Sappho was a prolific poet,
The style of the poem varied from epic narratives to personal sentimental narratives.
Sentiments of love and desire, mostly directed towards women, were almost always the main theme.
She is well known as a symbol of love and desire between women.
The English words Sapphic and lesbian deriving from her name and that of her home island respectively.
The midnight poem is a fragment of Greek lyric poetry; it is possibly by the archaic Greek poet Sappho, The poem, four lines describing a woman alone at night, is one of the best-known surviving pieces of Greek lyric poetry.
Sappho: Midnight Poem (Fragment 48)
“The moon and the Pleiades have set,
it is midnight,
time is passing,
but I sleep alone.”
Sappho 31 is an archaic Greek lyric poem where Sappho describing her love for a young woman.
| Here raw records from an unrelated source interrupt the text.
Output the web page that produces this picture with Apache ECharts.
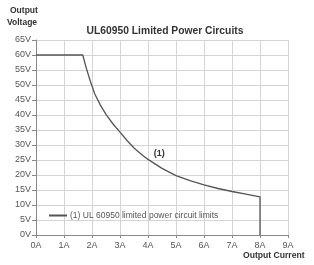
<!DOCTYPE html>
<html><head><meta charset="utf-8">
<script src="https://cdn.jsdelivr.net/npm/echarts@6/dist/echarts.min.js"></script>
<style>html,body{margin:0;padding:0;background:#fff}#c{width:314px;height:265px}</style>
</head><body><div id="c"></div>
<script>
var current = [0, 1.67, 1.8, 1.95, 2.1, 2.3, 2.5, 2.75, 3.0, 3.25, 3.5, 3.75, 4.0, 4.5, 5.0, 5.5, 6.0, 6.5, 7.0, 7.5, 8.0, 8.0];
var voltage = [60, 60, 55.5, 51, 47, 43.3, 40.2, 37, 34.3, 31.5, 29, 27, 25.2, 22.2, 19.8, 18.1, 16.7, 15.5, 14.5, 13.6, 12.7, 0];
var seriesName = '(1) UL 60950 limited power circuit limits';
var titleText = 'UL60950 Limited Power Circuits';
var data = current.map(function (c, i) { return [c, voltage[i]]; });
var chart = echarts.init(document.getElementById('c'));
var F = 'Liberation Sans, Arial, sans-serif';
chart.setOption({
  animation: false,
  title: { text: titleText, left: 160, textAlign: 'center', top: 21,
    textStyle: { fontFamily: F, fontSize: 10.3, fontWeight: 'bold', color: '#333' } },
  legend: { left: 44, top: 206, itemWidth: 18, itemHeight: 2, itemGap: 6,
    icon: 'rect', data: [seriesName],
    textStyle: { fontFamily: F, fontSize: 8.5, color: '#555', padding: [0,0,0,-2] } },
  grid: { left: 36, right: 26, top: 40, bottom: 30 },
  xAxis: { type: 'value', min: 0, max: 9, interval: 1,
    axisLine: { lineStyle: { color: '#888' } },
    axisTick: { show: true, length: 3, lineStyle: { color: '#888' } },
    axisLabel: { formatter: '{value}A', fontFamily: F, fontSize: 9, color: '#555', margin: 6 },
    splitLine: { lineStyle: { color: '#d4d4d4' } } },
  yAxis: { type: 'value', min: 0, max: 65, interval: 5,
    axisLine: { show: true, lineStyle: { color: '#888' } },
    axisTick: { show: true, length: 4, lineStyle: { color: '#888' } },
    axisLabel: { formatter: '{value}V', fontFamily: F, fontSize: 9, color: '#555', margin: 5 },
    splitLine: { lineStyle: { color: '#d4d4d4' } } },
  series: [{ name: seriesName, type: 'line', data: data, showSymbol: false,
    lineStyle: { color: '#555', width: 1.3 }, itemStyle: { color: '#555' },
    markPoint: { symbol: 'circle', symbolSize: 0,
      data: [{ coord: [4.4, 27.3], label: { show: true, formatter: '(1)', fontFamily: F, fontSize: 9, fontWeight: 'bold', color: '#333' } }] } }],
  graphic: [
    { type: 'text', left: 10, top: 6, style: { text: 'Output', fontFamily: F, fontSize: 8.5, fontWeight: 'bold', fill: '#333' } },
    { type: 'text', left: 7, top: 18, style: { text: 'Voltage', fontFamily: F, fontSize: 8.5, fontWeight: 'bold', fill: '#333' } },
    { type: 'text', left: 243, top: 251, style: { text: 'Output Current', fontFamily: F, fontSize: 8.6, fontWeight: 'bold', fill: '#333' } }
  ]
});
</script></body></html>
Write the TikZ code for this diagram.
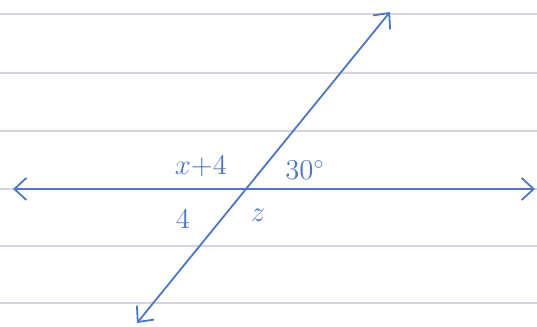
\documentclass[tikz,border=0pt]{standalone}
\usepackage{amsmath,amssymb}
\usepackage{xcolor}
\usetikzlibrary{arrows.meta}
\definecolor{ink}{RGB}{78,118,196}
\definecolor{rule}{RGB}{214,212,222}

\begin{document}
\begin{tikzpicture}[x=0.5pt,y=-0.5pt,>={Straight Barb[length=6pt,width=11pt]},
  lbl/.style={ink,font=\fontsize{14}{16}\selectfont},
  ray/.style={ink,line width=0.9pt,<->}]
  \useasboundingbox (0,0) rectangle (537,327);
  % ruled paper
  \foreach \y in {14,73,131,189,246,303}
    \draw[rule,line width=0.6pt] (0,\y) -- (537,\y);
  % the two lines
  \coordinate (L) at (13,189);
  \coordinate (R) at (535,189);
  \coordinate (T) at (390,12);
  \coordinate (B) at (137,323);
  \draw[ray] (L) -- (R);
  \draw[ray] (B) -- (T);
  % angle labels
  \node[lbl] (xfour) at (201,166) {$x{+}4$};
  \node[lbl] (thirty) at (305,170) {$30^\circ$};
  \node[lbl] (four) at (183,219) {$4$};
  \node[lbl] (zed) at (258,215) {$z$};
\end{tikzpicture}
\end{document}
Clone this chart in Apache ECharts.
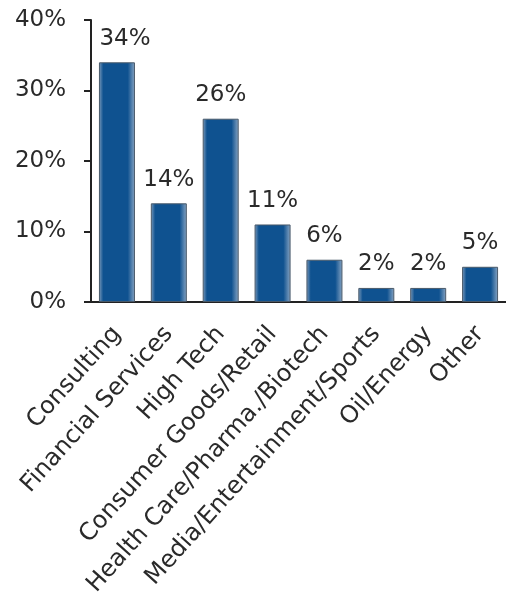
<!DOCTYPE html>
<html>
<head>
<meta charset="utf-8">
<script src="https://cdn.jsdelivr.net/npm/echarts@6/dist/echarts.min.js"></script>
<style>
  html, body { margin: 0; padding: 0; background: #fff; }
  #chart { width: 506px; height: 599px; }
</style>
</head>
<body>
<div id="chart"></div>
<script>
const categories = ['Consulting', 'Financial Services', 'High Tech', 'Consumer Goods/Retail',
  'Health Care/Pharma./Biotech', 'Media/Entertainment/Sports', 'Oil/Energy', 'Other']
const shares = [34, 14, 26, 11, 6, 2, 2, 5]
const yTicks = [0, 10, 20, 30, 40]

const font = 'DejaVu Sans, Verdana, sans-serif'
const chart = echarts.init(document.getElementById('chart'))

// bar fill: dark blue with lighter sides
const barFill = new echarts.graphic.LinearGradient(0, 0, 1, 0, [
  { offset: 0, color: '#7d9cbc' },
  { offset: 0.12, color: '#0f5290' },
  { offset: 0.8, color: '#0f5290' },
  { offset: 1, color: '#8aa6c4' }
])

// the first value label sits a little right of its bar, clear of the axis
const barData = shares.map((v, i) => i === 0 ? { value: v, label: { offset: [8, 0] } } : v)

const option = {
  animation: false,
  grid: { left: 91, right: -4, top: 20, bottom: 296, containLabel: false },
  xAxis: {
    type: 'category',
    data: categories,
    axisLine: { lineStyle: { color: '#222', width: 2 } },
    axisTick: { show: false },
    axisLabel: {
      rotate: 48,
      interval: 0,
      margin: 28,
      color: '#2a2a2a',
      fontSize: 24,
      fontFamily: font
    }
  },
  yAxis: {
    type: 'value',
    min: yTicks[0],
    max: yTicks[yTicks.length - 1],
    interval: 10,
    splitLine: { show: false },
    axisLine: { show: true, lineStyle: { color: '#222', width: 2 } },
    axisTick: { show: true, length: 7, lineStyle: { color: '#222', width: 2 } },
    axisLabel: {
      margin: 25,
      color: '#2a2a2a',
      fontSize: 23,
      fontFamily: font,
      formatter: '{value}%'
    }
  },
  series: [{
    type: 'bar',
    data: barData,
    barWidth: 36,
    itemStyle: {
      color: barFill,
      borderColor: '#4a5a6a',
      borderWidth: 1
    },
    label: {
      show: true,
      position: 'top',
      distance: 12,
      color: '#2a2a2a',
      fontSize: 23,
      fontFamily: font,
      formatter: '{c}%'
    }
  }]
}
chart.setOption(option)
</script>
</body>
</html>
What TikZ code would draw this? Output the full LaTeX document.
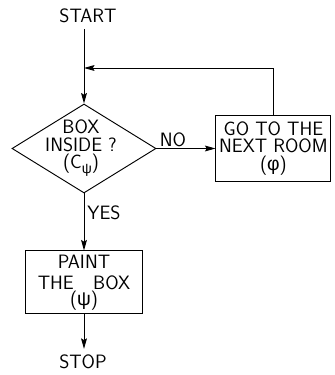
\documentclass[tikz,border=0pt]{standalone}
\usepackage{fontspec}
\usepackage{tikz}
\usetikzlibrary{arrows.meta,positioning,shapes.geometric}
\newfontfamily\grk{Liberation Sans}
\tikzset{
  lbl/.style={font=\sffamily\fontsize{16.5}{15}\selectfont,inner sep=0pt},
  term/.style={lbl,inner sep=5pt},
  % boxes for the actions, diamond for the test
  task/.style={rectangle,draw,line width=0.8pt,align=center,inner sep=0pt,
    font=\sffamily\fontsize{16.5}{15}\selectfont},
  test/.style={diamond,draw,line width=0.8pt,inner sep=0pt,
    minimum width=4.32cm,minimum height=2.67cm},
  arr/.style={-{Stealth[length=9pt,width=5pt,inset=1.5pt]},line width=0.8pt}
}
\newcommand{\subpsi}{\raisebox{-3.5pt}{\fontsize{12}{12}\selectfont\grk ψ}}

\begin{document}
\begin{tikzpicture}[x=0.03cm,y=-0.03cm]
  \useasboundingbox (0,0) rectangle (334,375);
  \node[term] (start) at (88,16) {START};
  \node[test] (ask) at (84,148.5) {};
  \node[lbl,align=center] (asktxt) at (81,148) {BOX\\INSIDE ?\\(C\subpsi)};
  \node[task,minimum width=3.45cm,minimum height=1.98cm,right=1.77cm of ask] (room)
    {GO TO THE\\NEXT ROOM\\({\grk φ})};
  \node[task,minimum width=3.51cm,minimum height=1.89cm,below=1.71cm of ask] (paint)
    {PAINT\\[3pt]THE\quad BOX\\[-1.2pt]({\grk ψ})};
  \node[term] (stop) at (83,362) {STOP};
  \coordinate (join) at (84,68);
  \node[lbl] (no) at (173,140) {NO};
  \node[lbl] (yes) at (104,213) {YES};
  \draw[arr] (start.south -| ask.north) -- (ask.north);
  \draw[arr] (room.north) |- (join);
  \draw[arr] (ask.east) -- (ask.east -| room.west);
  \draw[arr] (ask.south) -- (paint.north);
  \draw[arr] (paint.south) -- (paint.south |- stop.north);
\end{tikzpicture}
\end{document}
"That man seems to me to be equal to the gods
who is sitting opposite you
and hears you nearby
and laughing delightfully, which indeed
makes my heart flutter in my breast;
for when I look at you even for a short time,
it is no longer possible for me to speak
but it is as if my tongue is broken
and immediately a subtle fire has run over my skin,
I cannot see anything with my eyes,
and my ears are buzzing
a cold sweat comes over me, trembling
seizes me all over, I am paler
than grass, and I seem nearly
to have died.
but everything must be dared/endured, since (?even a poor man) ..."
Sappho 94, sometimes known as Sappho's Confession, is a fragment of a poem by the archaic Greek poet Sappho. The poem is written as a conversation between Sappho and a woman who is leaving her, perhaps in order to marry, and describes a series of memories of their time together.
“Honestly, I would like to die.”
She was leaving me, saying goodbye, her cheeks
wet with tears, and she said to me:
“What a cruel unhappiness,
Sappho, I swear that I leave you against my will.”
This is what I replied to her:
“Go, fare well, and remember me,
for you certainly know how we cared for you.
If you don’t, why then, I would like to remind you …
… and the beautiful times we had:
for with many a crown of roses
mixed with crocus and violets
you were garlanded while you were at my side
and with many a flower necklace
you encircled your tender throat,
plaiting blossoms together to make a wreath,
and with flowery perfumes …
precious, queenly …
you anointed yourself …
and on beds of soft luxury
you would satisfy all your longing
for that tender girl …
the poetry of Sappho
Never was there a festival
at a shrine or a temple where
we were absent
… nor a grove or a dance…
I don’t know what to do.
I have two thoughts.
I don’t expect to touch the sky.
Not one girl, I think, will ever look on the sunlight of another time who has such talent as this one does.
BUT YOU, O DIKA, WREATHE LOVELY GARLANDS IN YOUR HAIR
But you, O Dika, wreathe lovely garlands in your hair,
Weave shoots of dill together, with slender hands,
For the Graces prefer those who are wearing flowers,
And turn away from those who go uncrowned.